2.7 Phylogenetic and gene family evolutionary analyses
The single-copy orthologs from all involved species were statistically
analyzed using the longest transcripts for each gene. The single-copy
orthologous genes shared by the above 11 species (including C.
fluminea ) were aligned using MUSCLE (version 3.8.31) (Edgar, 2004). The
super-alignment of nucleotide sequences provided a reference tree
topology using PhyML (version 3.3) (Guindon et al., 2010). The
divergence times among species were roughly estimated by the MCMCTree
program of the PAML package (version 4.7a) (Yang, 2007) with the
approximate likelihood calculation method. We utilized molecular clock
data from the TimeTree (http://www.timetree.org/) (Kumar, Stecher,
Suleski, & Hedges, 2017) database as the calibration times.

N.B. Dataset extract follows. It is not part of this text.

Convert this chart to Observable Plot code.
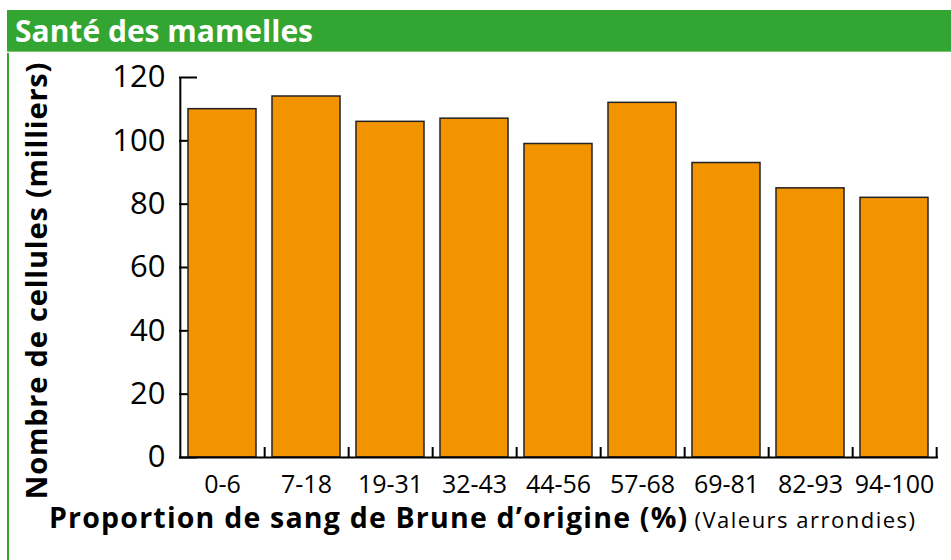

According to divergence times and phylogenetic relationships, CAFÉ
(version 4.2) (De Bie, Cristianini, Demuth, & Hahn, 2006) was used to
analyze gene family evolution. The gene family expansion and contraction
were analyzed by comparing the differences between the ancestor and
involved species. The extended family genes for C. fluminea were
extracted and aligned to the functional enrichment on GO and KEGG to
detect their functions.